MA, se avessi accesso alle batterie originali, o a strumenti che mi permettono di aprire, riparare e chiudere il dispositivo in modo corretto, potrei ancora continuare ad utilizzare il mio telefono, che resterebbe comunque un buon dispositivo, ottimo per le operazioni base, o per mio padre, magari.
Al momento, sul mercato, si trovano con estrema facilità pezzi di ricambio non originali, che spesso si scoprono non solo non performanti, ma anche meno affidabili, quindi, nel caso di batterie, potrebbero addirittura mettere a rischio l’utente. In altri casi, poi, si trovano i pezzi originali, spesso con prezzi gonfiati, che l’azienda principale ha “subappaltato” a terzi, e queste aziende rivendono sottobanco. Il problema, in questo caso, è che non si sa se i prodotti in questione siano stati scartati o siano semplicemente in eccesso.
Nel tempo le case produttrici si sono opposte a questa possibilità anche affermando che il dispositivo non sarà più resistente all’acqua come l’originale. Ma, a queste condizioni, io dovrei scegliere tra un telefono da 600 euro che è diventato un fermacarte, o un telefono che è funzionante, ma non più resistente all’acqua come prima (sempre che io non l’abbia riparato correttamente).
Altra scusa è quella degli hacker: sapere la posizione dei fusibili (che in realtà sono resistenze da 0 Ohm) sulla scheda madre del mio portatile potrebbe favorire l’attacco di hacker e compromettere la sicurezza. Per identificare il componente rotto di una piastra si ci affida alla vista, a voltaggi e a frequenze. Non devo sapere nulla sul codice usato, nulla sulla crittografia, nulla sulla sicurezza. Devo solo trovare il fusibile, il condensatore o il circuito che non funziona correttamente e sostituirlo.

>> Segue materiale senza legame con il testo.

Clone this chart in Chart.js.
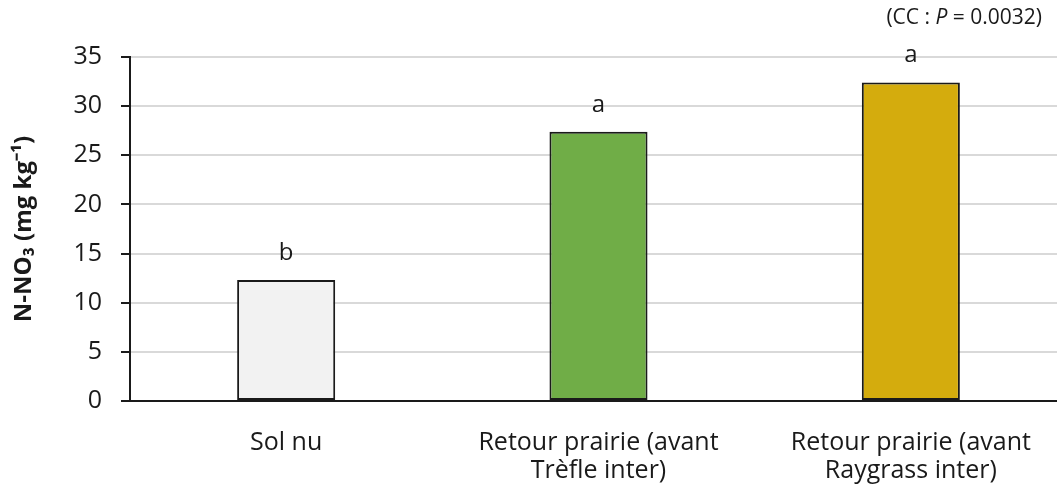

Altro discorso, poi, è sull’inquinamento: riparare il vostro portatile comporta una spesa più bassa per voi (un fusibile, un condensatore, una resistenza o un regolatore di tensione costano pochi centesimi) e anche un inquinamento minore, visto che le case produttrici spesso non riparano il prodotto, ma semplicemente sostituiscono l’intera scheda madre, buttando quella vecchia. Uno spreco di risorse incredibile, tutto in favore del risparmio (di certo non per l’utente, però).

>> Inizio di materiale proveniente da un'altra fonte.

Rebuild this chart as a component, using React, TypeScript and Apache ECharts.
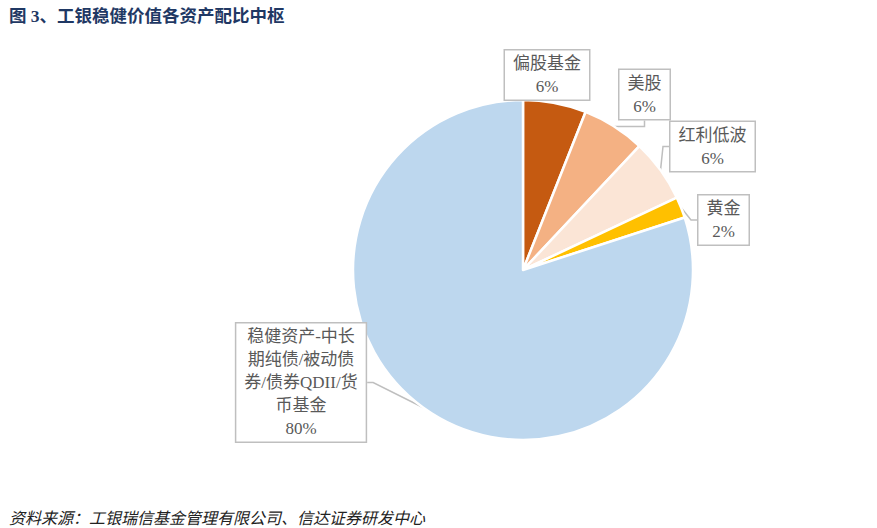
import React, { useEffect, useRef } from 'react';
import * as echarts from 'echarts';

const assetNames = ['偏股基金', '美股', '红利低波', '黄金', '稳健资产-中长期纯债/被动债券/债券QDII/货币基金'];
const labelTexts = ['偏股基金', '美股', '红利低波', '黄金', '稳健资产-中长\n期纯债/被动债\n券/债券QDII/货\n币基金'];
const weights = [6, 6, 6, 2, 80];
const sliceColors = ['#C55A11', '#F4B183', '#FBE5D6', '#FFC000', '#BDD7EE'];

// centre of each callout box
const labelCenters: [number, number][] = [
  [547, 75],
  [644.5, 94.5],
  [712.5, 146.5],
  [723.5, 220],
  [301, 382.5],
];

const TITLE = '图 3、工银稳健价值各资产配比中枢';
const SOURCE = '资料来源：工银瑞信基金管理有限公司、信达证券研发中心';

const FONT = '"Liberation Serif", "Noto Sans CJK SC", serif';

export default function App() {
  const chartRef = useRef<HTMLDivElement>(null);

  useEffect(() => {
    if (!chartRef.current) return;
    const chart = echarts.init(chartRef.current, undefined, { renderer: 'svg' });

    const option: echarts.EChartsOption = {
      animation: false,
      backgroundColor: '#ffffff',
      title: [
        {
          text: TITLE,
          left: 4,
          top: 2,
          textStyle: {
            fontFamily: FONT,
            fontSize: 17.5,
            fontWeight: 'bold',
            color: '#1F3864',
          },
        },
        {
          text: SOURCE,
          left: 4,
          top: 505,
          textStyle: {
            fontFamily: FONT,
            fontSize: 16,
            fontWeight: 'normal',
            fontStyle: 'italic',
            color: '#222222',
          },
        },
      ],
      series: [
        {
          type: 'pie',
          center: [523, 270],
          radius: 170,
          startAngle: 90,
          clockwise: true,
          data: assetNames.map((name, i) => ({
            name,
            value: weights[i],
            itemStyle: { color: sliceColors[i] },
          })),
          itemStyle: { borderColor: '#ffffff', borderWidth: 2.5 },
          label: {
            show: true,
            position: 'outside',
            formatter: (p: any) => `${labelTexts[p.dataIndex]}\n${p.value}%`,
            fontFamily: FONT,
            fontSize: 17,
            lineHeight: 23,
            color: '#595959',
            align: 'center',
            backgroundColor: '#ffffff',
            borderColor: '#BFBFBF',
            borderWidth: 1.5,
            padding: [2, 8, 1, 8],
          },
          labelLine: {
            show: true,
            length: 6,
            length2: 6,
            lineStyle: { color: '#BFBFBF', width: 1.5 },
          },
          labelLayout: (params: any) => {
            const [x, y] = labelCenters[params.dataIndex];
            return { x, y, align: 'center', verticalAlign: 'middle' };
          },
          emphasis: { disabled: true },
        },
      ],
    };

    chart.setOption(option);
    return () => chart.dispose();
  }, []);

  return (
    <div
      ref={chartRef}
      style={{ position: 'absolute', left: 0, top: 0, width: 877, height: 528 }}
    />
  );
}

Infine, non dimentichiamo la possibilità di migliorare un prodotto: un prodotto che magari ha un anello debole, o che magari vi serve più performante, o ottimizzato meglio. Al momento la cosa è quasi impossibile, ma senza iniziative del genere non avremmo risolto molti problemi (e non avremmo nemmeno la Lamborghini come casa automobilistica).
Inutile dire che lo scrittore di questo articolo è estremamente a favore della riparabilità delle cose che acquista, sia perché odia gli sprechi, sia perché ha ricevuto diverse volte una pessima assistenza da quelle che dovevano essere le “aziende top”, che evidentemente top sono solo per i prezzi.

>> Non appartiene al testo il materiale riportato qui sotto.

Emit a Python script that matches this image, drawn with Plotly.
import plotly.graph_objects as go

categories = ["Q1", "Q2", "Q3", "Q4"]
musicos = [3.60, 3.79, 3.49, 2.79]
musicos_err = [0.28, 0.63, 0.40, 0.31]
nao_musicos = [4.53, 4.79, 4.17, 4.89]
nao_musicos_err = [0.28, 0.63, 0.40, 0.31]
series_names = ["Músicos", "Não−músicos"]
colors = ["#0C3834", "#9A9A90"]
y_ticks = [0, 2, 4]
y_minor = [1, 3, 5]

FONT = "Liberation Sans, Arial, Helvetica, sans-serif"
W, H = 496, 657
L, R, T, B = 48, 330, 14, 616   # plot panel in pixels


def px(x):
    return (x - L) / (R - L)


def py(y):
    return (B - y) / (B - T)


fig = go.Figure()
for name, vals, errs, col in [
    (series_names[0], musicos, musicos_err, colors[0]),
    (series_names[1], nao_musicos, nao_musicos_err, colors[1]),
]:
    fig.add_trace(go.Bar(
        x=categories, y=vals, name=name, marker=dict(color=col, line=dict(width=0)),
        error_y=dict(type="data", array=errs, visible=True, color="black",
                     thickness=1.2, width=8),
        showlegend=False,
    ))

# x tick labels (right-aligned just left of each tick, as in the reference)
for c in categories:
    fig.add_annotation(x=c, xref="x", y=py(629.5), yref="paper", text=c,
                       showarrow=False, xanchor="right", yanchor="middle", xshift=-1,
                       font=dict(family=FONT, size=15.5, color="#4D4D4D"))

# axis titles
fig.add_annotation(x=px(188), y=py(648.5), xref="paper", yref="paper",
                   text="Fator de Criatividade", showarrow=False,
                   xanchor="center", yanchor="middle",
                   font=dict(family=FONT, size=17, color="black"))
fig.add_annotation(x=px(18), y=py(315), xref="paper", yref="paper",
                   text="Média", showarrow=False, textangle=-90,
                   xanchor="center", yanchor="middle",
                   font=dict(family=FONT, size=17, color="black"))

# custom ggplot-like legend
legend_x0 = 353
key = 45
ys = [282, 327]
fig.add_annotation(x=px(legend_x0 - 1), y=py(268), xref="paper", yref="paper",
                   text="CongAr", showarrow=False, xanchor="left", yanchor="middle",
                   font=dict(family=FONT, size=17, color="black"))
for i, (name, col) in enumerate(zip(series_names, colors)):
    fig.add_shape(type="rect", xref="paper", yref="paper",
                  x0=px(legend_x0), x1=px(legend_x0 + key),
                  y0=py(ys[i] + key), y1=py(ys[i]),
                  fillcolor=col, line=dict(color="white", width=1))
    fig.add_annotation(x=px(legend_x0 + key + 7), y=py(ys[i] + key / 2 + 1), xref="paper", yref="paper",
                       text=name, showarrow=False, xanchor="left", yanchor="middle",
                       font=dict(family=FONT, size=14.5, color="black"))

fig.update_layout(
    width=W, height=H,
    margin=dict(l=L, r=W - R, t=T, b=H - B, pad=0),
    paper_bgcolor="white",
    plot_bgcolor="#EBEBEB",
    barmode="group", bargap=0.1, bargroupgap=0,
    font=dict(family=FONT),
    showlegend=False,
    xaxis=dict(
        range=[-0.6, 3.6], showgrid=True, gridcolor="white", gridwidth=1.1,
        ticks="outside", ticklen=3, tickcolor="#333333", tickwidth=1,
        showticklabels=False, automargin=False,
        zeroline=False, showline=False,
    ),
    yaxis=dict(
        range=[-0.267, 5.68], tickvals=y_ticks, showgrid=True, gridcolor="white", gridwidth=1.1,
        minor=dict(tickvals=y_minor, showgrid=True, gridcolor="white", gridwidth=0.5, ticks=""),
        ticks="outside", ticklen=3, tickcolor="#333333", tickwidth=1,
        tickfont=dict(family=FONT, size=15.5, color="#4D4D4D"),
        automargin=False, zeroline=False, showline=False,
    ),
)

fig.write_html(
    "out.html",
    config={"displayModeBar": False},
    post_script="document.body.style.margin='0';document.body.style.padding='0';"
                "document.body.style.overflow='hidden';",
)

Al momento, gli unici attivamente a favore di questo decreto sono repair.org e Kyle Wiens nel CEO di ifixit (il secondo chiaramente anche per interesse, visto che aumenterebbe il suo fatturato), mentre organizzazioni come CompTIA, ctia, NetChoice, ITI, SBCA, TechNet, Consumer Tecnology Association, Toy Industry Association ed ESA, sono attivamente contro.
Il colmo si è raggiunto con la ctia che pubblicamente fa dichiarazioni e interviste a favore della riparabilità dei prodotti, nel mentre, però, scrive ai senatori (è di pubblico dominio la lettera mandata al senatore Lydia Brasch), che per la sicurezza e privacy dei consumatori è meglio opporsi a questa legislazione. Una pratica estremamente scorretta, il Virtue signaling, purtroppo estremamente comune.